We Are Dealing with Alien Life-Forms…

An interesting editorial from Ralph Peters at the New York Post.

H/T – Matamoros

alien_muslim

TALIBAN FROM OUTER SPACE
UNDERSTANDING AFGHANISTAN

A FUNDAMENTAL reason why our intelligence agencies, military leaders and (above all) Washington pols can’t understand Afghanistan is that they don’t recognize that we’re dealing with alien life-forms.

Oh, the strange-minded aliens in question resemble us physically. We share a few common needs: We and the aliens are oxygen breathers who require food and water at frequent intervals. Our body casings feel heat or cold. We’re divided into two sexes (more or less). And we’re mortal.

But that’s about where the similarities end, analytically speaking.

In my years as an intelligence officer, I saw colleagues make the same blunder over and over: They rushed to stress the ways in which the Russians, the Chinese or the Iranians were “just like us.” It’s the differences that kill you, though.

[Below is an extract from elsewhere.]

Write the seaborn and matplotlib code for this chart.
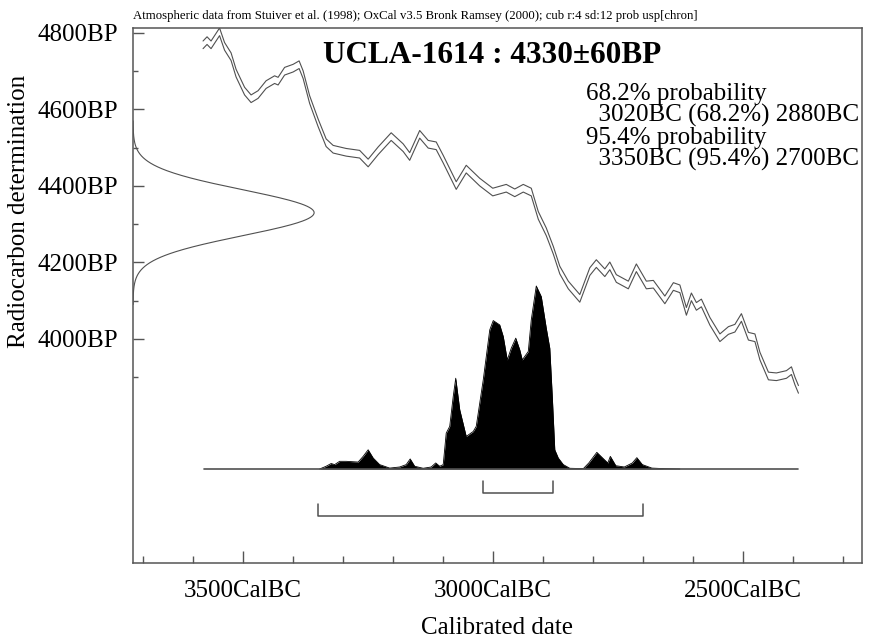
import matplotlib
matplotlib.use('Agg')
import matplotlib.pyplot as plt
import seaborn as sns
import numpy as np
import pandas as pd

# calibration curve mid-line (cal BC vs BP)
CURVE_BC = [3579, 3571, 3563, 3546, 3536, 3523, 3513, 3496, 3483, 3469,
            3453, 3436, 3429, 3416, 3399, 3387, 3379, 3366, 3349, 3333,
            3319, 3293, 3266, 3249, 3229, 3203, 3179, 3166, 3146, 3129,
            3113, 3099, 3073, 3053, 3026, 3000, 2973, 2956, 2939, 2923,
            2909, 2893, 2879, 2866, 2849, 2826, 2806, 2793, 2776, 2766,
            2753, 2729, 2713, 2693, 2679, 2656, 2639, 2626, 2613, 2603,
            2593, 2583, 2566, 2546, 2529, 2516, 2503, 2489, 2476, 2466,
            2449, 2433, 2413, 2403, 2396, 2389]
CURVE_BP = [4769, 4780, 4769, 4803, 4765, 4738, 4695, 4648, 4628, 4639,
            4665, 4678, 4674, 4700, 4708, 4717, 4691, 4626, 4565, 4513,
            4496, 4488, 4483, 4460, 4492, 4529, 4500, 4477, 4535, 4509,
            4505, 4470, 4401, 4444, 4410, 4384, 4394, 4382, 4394, 4384,
            4323, 4280, 4232, 4180, 4141, 4106, 4176, 4197, 4173, 4191,
            4158, 4141, 4186, 4141, 4143, 4102, 4137, 4131, 4072, 4110,
            4085, 4094, 4046, 4003, 4022, 4028, 4056, 4007, 4003, 3955,
            3903, 3901, 3907, 3917, 3890, 3868]
CURVE_HALF_WIDTH = 10

# the measurement
SAMPLE = 'UCLA-1614'
MEAN_BP = 4330
SD_BP = 60

# calibrated date distribution (relative probability)
PROB_BC = [3346, 3333, 3323, 3316, 3306, 3293, 3269, 3259, 3249, 3239,
           3226, 3206, 3186, 3173, 3165, 3156, 3139, 3123, 3114, 3106,
           3099, 3093, 3086, 3079, 3074, 3066, 3053, 3039, 3033, 3019,
           3006, 2999, 2986, 2979, 2971, 2963, 2954, 2946, 2941, 2929,
           2923, 2913, 2903, 2893, 2886, 2881, 2876, 2869, 2859, 2846,
           2819, 2808, 2792, 2777, 2770, 2765, 2754, 2737, 2721, 2712,
           2701, 2682, 2658, 2626]
PROB_REL = [0, 0.015, 0.03, 0.024, 0.042, 0.042, 0.038, 0.069, 0.105, 0.06,
            0.024, 0.005, 0.011, 0.024, 0.055, 0.015, 0.004, 0.011, 0.033, 0.015,
            0.024, 0.196, 0.233, 0.396, 0.496, 0.324, 0.178, 0.205, 0.233, 0.487,
            0.76, 0.811, 0.787, 0.724, 0.596, 0.66, 0.715, 0.651, 0.596, 0.642,
            0.815, 1.0, 0.942, 0.769, 0.66, 0.396, 0.105, 0.06, 0.024, 0.004,
            0.002, 0.033, 0.091, 0.051, 0.033, 0.069, 0.018, 0.011, 0.033, 0.062,
            0.024, 0.005, 0.002, 0]
BASELINE_BC = (3578, 2390)

RANGE_68 = (3020, 2880)
RANGE_95 = (3350, 2700)
PROB_LINES = ['68.2% probability',
              '  3020BC (68.2%) 2880BC',
              '95.4% probability',
              '  3350BC (95.4%) 2700BC']

X_MAJOR = [3500, 3000, 2500]
X_MINOR = [3700, 3600, 3400, 3300, 3200, 3100, 2900, 2800, 2700, 2600, 2400, 2300]
Y_MAJOR = [4000, 4200, 4400, 4600, 4800]
Y_MINOR = [3900, 4100, 4300, 4500, 4700]

HEADER = ('Atmospheric data from Stuiver et al. (1998); OxCal v3.5 Bronk Ramsey (2000); '
          'cub r:4 sd:12 prob usp[chron]')

sns.set_theme(style='white')
plt.rcParams['font.family'] = ['Liberation Serif', 'DejaVu Serif']

W, H = 872, 640
fig = plt.figure(figsize=(W / 100, H / 100), dpi=100)
L, R, T, B = 133, 862, 28, 563
ax = fig.add_axes([L / W, 1 - B / H, (R - L) / W, (B - T) / H])
XMIN, XMAX = -3719, -2262
ax.set_xlim(XMIN, XMAX)
ax.set_ylim(3414, 4813)

LINE = '#505050'

# calibration curve: two lines (+/- 1 sd)
curve = pd.DataFrame({'x': -np.array(CURVE_BC), 'bp': CURVE_BP})
sns.lineplot(data=curve, x='x', y=curve['bp'] + CURVE_HALF_WIDTH, estimator=None, sort=False,
             color=LINE, lw=0.8, ax=ax)
sns.lineplot(data=curve, x='x', y=curve['bp'] - CURVE_HALF_WIDTH, estimator=None, sort=False,
             color=LINE, lw=0.8, ax=ax)

# radiocarbon measurement as normal curve on the y axis
g_bp = np.linspace(MEAN_BP - 4 * SD_BP, MEAN_BP + 4 * SD_BP, 300)
g_w = np.exp(-0.5 * ((g_bp - MEAN_BP) / SD_BP) ** 2)
gauss = pd.DataFrame({'x': XMIN + 362 * g_w, 'bp': g_bp})
sns.lineplot(data=gauss, x='x', y='bp', orient='y', estimator=None, sort=False,
             color=LINE, lw=0.8, ax=ax)

# calibrated distribution on an overlay sharing x
ax2 = ax.twinx()
ax2.set_ylim(-0.5136, 2.4095)
ax2.axis('off')
prob = pd.DataFrame({'x': -np.array(PROB_BC), 'p': PROB_REL})
ax2.fill_between(prob['x'], 0, prob['p'], color='black', lw=0)
sns.lineplot(data=prob, x='x', y='p', estimator=None, sort=False, color='black', lw=0.6, ax=ax2)
ax2.plot([-BASELINE_BC[0], -BASELINE_BC[1]], [0, 0], color=LINE, lw=1.2)

# range brackets
for (a, b), yv in [(RANGE_68, -0.131), (RANGE_95, -0.2567)]:
    ax2.plot([-a, -a, -b, -b], [yv + 0.0656, yv, yv, yv + 0.0656], color=LINE, lw=1.1)

# axes styling
ax.set_xticks([-v for v in X_MAJOR])
ax.set_xticklabels([f'{v}CalBC' for v in X_MAJOR])
ax.set_xticks([-v for v in X_MINOR], minor=True)
ax.set_yticks(Y_MAJOR)
ax.set_yticklabels([f'{v}BP' for v in Y_MAJOR])
ax.set_yticks(Y_MINOR, minor=True)
ax.tick_params(axis='both', which='both', direction='in', color='#555555', width=1.0,
               labelsize=18, labelcolor='black')
ax.tick_params(axis='x', which='major', length=9, pad=12)
ax.tick_params(axis='x', which='minor', length=4.8)
ax.tick_params(axis='y', which='major', length=7.7, pad=10.5)
ax.tick_params(axis='y', which='minor', length=3.4)
ax.tick_params(bottom=True, left=True, top=False, right=False, which='both')
for s in ax.spines.values():
    s.set_visible(True)
    s.set_color('#555555')
    s.set_linewidth(1.1)
ax.set_xlabel('')
ax.set_ylabel('')
ax.grid(False)


def px(x, y):
    return x / W, 1 - y / H


fig.text(*px(133, 19), HEADER, fontsize=9.2, va='baseline', ha='left', color='black')
fig.text(*px(323, 63), f'{SAMPLE} : {MEAN_BP}\u00b1{SD_BP}BP', fontsize=22.5,
         fontweight='bold', va='baseline', ha='left', color='black')
for i, line in enumerate(PROB_LINES):
    fig.text(*px(586, 100 + 22 * i), line, fontsize=18, va='baseline', ha='left', color='black')

fig.text(*px(19, 211), 'Radiocarbon determination', rotation=90, fontsize=18,
         va='center', ha='center', color='black')
fig.text(*px(497, 628), 'Calibrated date', fontsize=18, va='center', ha='center', color='black')

fig.savefig('out.png', dpi=100)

I was an effective intelligence officer. Why? In junior high, I matured past the French Existentialists and started reading science fiction. The prose was often ragged, but the speculative frameworks offered a useful approach to analysis.

Begin with the view that all opponents are aliens from another cultural planet. Build your assessment from a blank slate. What do the alien collectives desire or fear? How do they perceive the galaxy? What are their unique weaknesses?

Regarding Planet Afghanistan, we still hear the deadly cliché that “all human beings want the same basic things, such as better lives and greater opportunities for their children.” How does that apply to Afghan aliens who prefer their crude way of life and its merciless cults?

When girls and women are denied education or even health care and are executed by their own kin for minor infractions against the cult, how does that square with our insistence that all men want greater opportunities for the kids?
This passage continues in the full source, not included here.